Your task: Copy the data word for word, keeping every line.
═══
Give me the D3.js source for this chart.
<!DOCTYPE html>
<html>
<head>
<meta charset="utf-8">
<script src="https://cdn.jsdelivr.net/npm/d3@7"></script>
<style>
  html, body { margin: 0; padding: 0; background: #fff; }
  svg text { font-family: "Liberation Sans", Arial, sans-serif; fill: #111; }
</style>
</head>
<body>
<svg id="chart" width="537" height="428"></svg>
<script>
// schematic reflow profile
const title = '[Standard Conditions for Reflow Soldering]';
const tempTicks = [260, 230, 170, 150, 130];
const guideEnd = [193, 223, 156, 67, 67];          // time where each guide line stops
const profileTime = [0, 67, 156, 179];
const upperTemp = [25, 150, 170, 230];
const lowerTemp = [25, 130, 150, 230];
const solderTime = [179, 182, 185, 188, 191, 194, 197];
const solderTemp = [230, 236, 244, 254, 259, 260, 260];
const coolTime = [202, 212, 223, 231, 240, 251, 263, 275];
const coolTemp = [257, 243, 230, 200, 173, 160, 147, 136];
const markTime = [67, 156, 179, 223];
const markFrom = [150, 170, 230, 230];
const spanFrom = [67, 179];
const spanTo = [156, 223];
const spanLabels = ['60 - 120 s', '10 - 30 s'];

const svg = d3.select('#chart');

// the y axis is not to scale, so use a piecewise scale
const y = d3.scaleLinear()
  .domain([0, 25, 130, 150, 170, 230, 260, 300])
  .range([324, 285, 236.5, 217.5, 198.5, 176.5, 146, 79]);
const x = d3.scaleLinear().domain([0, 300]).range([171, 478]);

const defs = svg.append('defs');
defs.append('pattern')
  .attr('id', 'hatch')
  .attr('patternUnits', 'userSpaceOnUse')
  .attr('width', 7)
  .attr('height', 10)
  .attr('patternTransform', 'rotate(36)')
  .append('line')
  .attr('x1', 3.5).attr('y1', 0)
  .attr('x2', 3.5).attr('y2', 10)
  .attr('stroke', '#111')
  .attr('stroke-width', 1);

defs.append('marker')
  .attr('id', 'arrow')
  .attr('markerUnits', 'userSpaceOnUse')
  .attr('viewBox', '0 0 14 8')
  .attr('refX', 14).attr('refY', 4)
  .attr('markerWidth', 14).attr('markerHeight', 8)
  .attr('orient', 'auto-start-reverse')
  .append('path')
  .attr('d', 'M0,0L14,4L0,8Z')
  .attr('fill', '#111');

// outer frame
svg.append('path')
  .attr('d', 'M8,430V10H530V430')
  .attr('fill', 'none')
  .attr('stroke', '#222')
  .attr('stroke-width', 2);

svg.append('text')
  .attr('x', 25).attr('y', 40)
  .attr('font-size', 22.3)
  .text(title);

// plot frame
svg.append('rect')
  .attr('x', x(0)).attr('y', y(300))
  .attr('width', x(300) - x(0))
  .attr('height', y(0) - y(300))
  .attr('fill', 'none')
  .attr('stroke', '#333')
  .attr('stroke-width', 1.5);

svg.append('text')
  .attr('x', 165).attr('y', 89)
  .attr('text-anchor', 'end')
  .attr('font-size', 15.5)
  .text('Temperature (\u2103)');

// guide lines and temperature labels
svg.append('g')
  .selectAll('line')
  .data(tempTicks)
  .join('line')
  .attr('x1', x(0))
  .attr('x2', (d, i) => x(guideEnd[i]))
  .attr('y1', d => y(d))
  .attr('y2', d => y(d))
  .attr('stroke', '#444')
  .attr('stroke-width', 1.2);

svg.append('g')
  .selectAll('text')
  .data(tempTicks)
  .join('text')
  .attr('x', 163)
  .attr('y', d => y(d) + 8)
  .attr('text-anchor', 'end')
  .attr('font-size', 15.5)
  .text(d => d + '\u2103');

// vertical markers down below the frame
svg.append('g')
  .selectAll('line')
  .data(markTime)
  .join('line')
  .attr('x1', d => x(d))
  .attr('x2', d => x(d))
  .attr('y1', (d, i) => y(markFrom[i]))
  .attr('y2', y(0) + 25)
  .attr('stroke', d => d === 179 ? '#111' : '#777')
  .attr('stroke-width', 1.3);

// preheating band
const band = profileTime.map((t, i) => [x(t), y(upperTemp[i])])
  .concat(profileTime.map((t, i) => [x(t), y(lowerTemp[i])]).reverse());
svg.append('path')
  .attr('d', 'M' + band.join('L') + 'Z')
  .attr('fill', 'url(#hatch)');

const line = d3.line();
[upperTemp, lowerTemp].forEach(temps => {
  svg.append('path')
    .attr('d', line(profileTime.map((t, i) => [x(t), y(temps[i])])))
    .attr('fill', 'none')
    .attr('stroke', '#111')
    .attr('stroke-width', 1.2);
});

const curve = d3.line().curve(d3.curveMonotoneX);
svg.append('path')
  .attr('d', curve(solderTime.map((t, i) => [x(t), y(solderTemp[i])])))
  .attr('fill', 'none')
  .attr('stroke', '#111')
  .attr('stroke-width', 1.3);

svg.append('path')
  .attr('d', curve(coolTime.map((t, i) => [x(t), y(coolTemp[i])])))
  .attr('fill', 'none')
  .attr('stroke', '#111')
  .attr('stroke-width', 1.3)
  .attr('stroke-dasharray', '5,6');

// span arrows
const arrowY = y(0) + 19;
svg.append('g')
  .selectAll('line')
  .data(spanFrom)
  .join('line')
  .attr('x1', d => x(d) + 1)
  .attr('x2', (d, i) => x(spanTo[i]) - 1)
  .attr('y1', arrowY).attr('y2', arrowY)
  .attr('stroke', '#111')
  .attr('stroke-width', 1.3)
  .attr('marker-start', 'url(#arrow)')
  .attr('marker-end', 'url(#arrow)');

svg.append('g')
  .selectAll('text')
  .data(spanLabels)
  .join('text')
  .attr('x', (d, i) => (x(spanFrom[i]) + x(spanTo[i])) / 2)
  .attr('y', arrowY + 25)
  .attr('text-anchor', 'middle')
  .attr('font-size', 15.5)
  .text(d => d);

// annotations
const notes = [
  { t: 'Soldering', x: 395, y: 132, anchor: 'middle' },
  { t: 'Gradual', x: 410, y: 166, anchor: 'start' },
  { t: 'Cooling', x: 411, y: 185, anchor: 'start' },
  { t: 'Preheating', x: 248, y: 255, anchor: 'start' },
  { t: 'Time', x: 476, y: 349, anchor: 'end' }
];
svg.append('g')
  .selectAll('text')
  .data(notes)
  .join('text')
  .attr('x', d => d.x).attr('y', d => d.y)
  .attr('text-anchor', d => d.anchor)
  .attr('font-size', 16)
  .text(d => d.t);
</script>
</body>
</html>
═══
The completed task:
Give me the D3.js source for this chart.
<!DOCTYPE html>
<html>
<head>
<meta charset="utf-8">
<script src="https://cdn.jsdelivr.net/npm/d3@7"></script>
<style>
  html, body { margin: 0; padding: 0; background: #fff; }
  svg text { font-family: "Liberation Sans", Arial, sans-serif; fill: #111; }
</style>
</head>
<body>
<svg id="chart" width="537" height="428"></svg>
<script>
// schematic reflow profile
const title = '[Standard Conditions for Reflow Soldering]';
const tempTicks = [260, 230, 170, 150, 130];
const guideEnd = [193, 223, 156, 67, 67];          // time where each guide line stops
const profileTime = [0, 67, 156, 179];
const upperTemp = [25, 150, 170, 230];
const lowerTemp = [25, 130, 150, 230];
const solderTime = [179, 182, 185, 188, 191, 194, 197];
const solderTemp = [230, 236, 244, 254, 259, 260, 260];
const coolTime = [202, 212, 223, 231, 240, 251, 263, 275];
const coolTemp = [257, 243, 230, 200, 173, 160, 147, 136];
const markTime = [67, 156, 179, 223];
const markFrom = [150, 170, 230, 230];
const spanFrom = [67, 179];
const spanTo = [156, 223];
const spanLabels = ['60 - 120 s', '10 - 30 s'];

const svg = d3.select('#chart');

// the y axis is not to scale, so use a piecewise scale
const y = d3.scaleLinear()
  .domain([0, 25, 130, 150, 170, 230, 260, 300])
  .range([324, 285, 236.5, 217.5, 198.5, 176.5, 146, 79]);
const x = d3.scaleLinear().domain([0, 300]).range([171, 478]);

const defs = svg.append('defs');
defs.append('pattern')
  .attr('id', 'hatch')
  .attr('patternUnits', 'userSpaceOnUse')
  .attr('width', 7)
  .attr('height', 10)
  .attr('patternTransform', 'rotate(36)')
  .append('line')
  .attr('x1', 3.5).attr('y1', 0)
  .attr('x2', 3.5).attr('y2', 10)
  .attr('stroke', '#111')
  .attr('stroke-width', 1);

defs.append('marker')
  .attr('id', 'arrow')
  .attr('markerUnits', 'userSpaceOnUse')
  .attr('viewBox', '0 0 14 8')
  .attr('refX', 14).attr('refY', 4)
  .attr('markerWidth', 14).attr('markerHeight', 8)
  .attr('orient', 'auto-start-reverse')
  .append('path')
  .attr('d', 'M0,0L14,4L0,8Z')
  .attr('fill', '#111');

// outer frame
svg.append('path')
  .attr('d', 'M8,430V10H530V430')
  .attr('fill', 'none')
  .attr('stroke', '#222')
  .attr('stroke-width', 2);

svg.append('text')
  .attr('x', 25).attr('y', 40)
  .attr('font-size', 22.3)
  .text(title);

// plot frame
svg.append('rect')
  .attr('x', x(0)).attr('y', y(300))
  .attr('width', x(300) - x(0))
  .attr('height', y(0) - y(300))
  .attr('fill', 'none')
  .attr('stroke', '#333')
  .attr('stroke-width', 1.5);

svg.append('text')
  .attr('x', 165).attr('y', 89)
  .attr('text-anchor', 'end')
  .attr('font-size', 15.5)
  .text('Temperature (\u2103)');

// guide lines and temperature labels
svg.append('g')
  .selectAll('line')
  .data(tempTicks)
  .join('line')
  .attr('x1', x(0))
  .attr('x2', (d, i) => x(guideEnd[i]))
  .attr('y1', d => y(d))
  .attr('y2', d => y(d))
  .attr('stroke', '#444')
  .attr('stroke-width', 1.2);

svg.append('g')
  .selectAll('text')
  .data(tempTicks)
  .join('text')
  .attr('x', 163)
  .attr('y', d => y(d) + 8)
  .attr('text-anchor', 'end')
  .attr('font-size', 15.5)
  .text(d => d + '\u2103');

// vertical markers down below the frame
svg.append('g')
  .selectAll('line')
  .data(markTime)
  .join('line')
  .attr('x1', d => x(d))
  .attr('x2', d => x(d))
  .attr('y1', (d, i) => y(markFrom[i]))
  .attr('y2', y(0) + 25)
  .attr('stroke', d => d === 179 ? '#111' : '#777')
  .attr('stroke-width', 1.3);

// preheating band
const band = profileTime.map((t, i) => [x(t), y(upperTemp[i])])
  .concat(profileTime.map((t, i) => [x(t), y(lowerTemp[i])]).reverse());
svg.append('path')
  .attr('d', 'M' + band.join('L') + 'Z')
  .attr('fill', 'url(#hatch)');

const line = d3.line();
[upperTemp, lowerTemp].forEach(temps => {
  svg.append('path')
    .attr('d', line(profileTime.map((t, i) => [x(t), y(temps[i])])))
    .attr('fill', 'none')
    .attr('stroke', '#111')
    .attr('stroke-width', 1.2);
});

const curve = d3.line().curve(d3.curveMonotoneX);
svg.append('path')
  .attr('d', curve(solderTime.map((t, i) => [x(t), y(solderTemp[i])])))
  .attr('fill', 'none')
  .attr('stroke', '#111')
  .attr('stroke-width', 1.3);

svg.append('path')
  .attr('d', curve(coolTime.map((t, i) => [x(t), y(coolTemp[i])])))
  .attr('fill', 'none')
  .attr('stroke', '#111')
  .attr('stroke-width', 1.3)
  .attr('stroke-dasharray', '5,6');

// span arrows
const arrowY = y(0) + 19;
svg.append('g')
  .selectAll('line')
  .data(spanFrom)
  .join('line')
  .attr('x1', d => x(d) + 1)
  .attr('x2', (d, i) => x(spanTo[i]) - 1)
  .attr('y1', arrowY).attr('y2', arrowY)
  .attr('stroke', '#111')
  .attr('stroke-width', 1.3)
  .attr('marker-start', 'url(#arrow)')
  .attr('marker-end', 'url(#arrow)');

svg.append('g')
  .selectAll('text')
  .data(spanLabels)
  .join('text')
  .attr('x', (d, i) => (x(spanFrom[i]) + x(spanTo[i])) / 2)
  .attr('y', arrowY + 25)
  .attr('text-anchor', 'middle')
  .attr('font-size', 15.5)
  .text(d => d);

// annotations
const notes = [
  { t: 'Soldering', x: 395, y: 132, anchor: 'middle' },
  { t: 'Gradual', x: 410, y: 166, anchor: 'start' },
  { t: 'Cooling', x: 411, y: 185, anchor: 'start' },
  { t: 'Preheating', x: 248, y: 255, anchor: 'start' },
  { t: 'Time', x: 476, y: 349, anchor: 'end' }
];
svg.append('g')
  .selectAll('text')
  .data(notes)
  .join('text')
  .attr('x', d => d.x).attr('y', d => d.y)
  .attr('text-anchor', d => d.anchor)
  .attr('font-size', 16)
  .text(d => d.t);
</script>
</body>
</html>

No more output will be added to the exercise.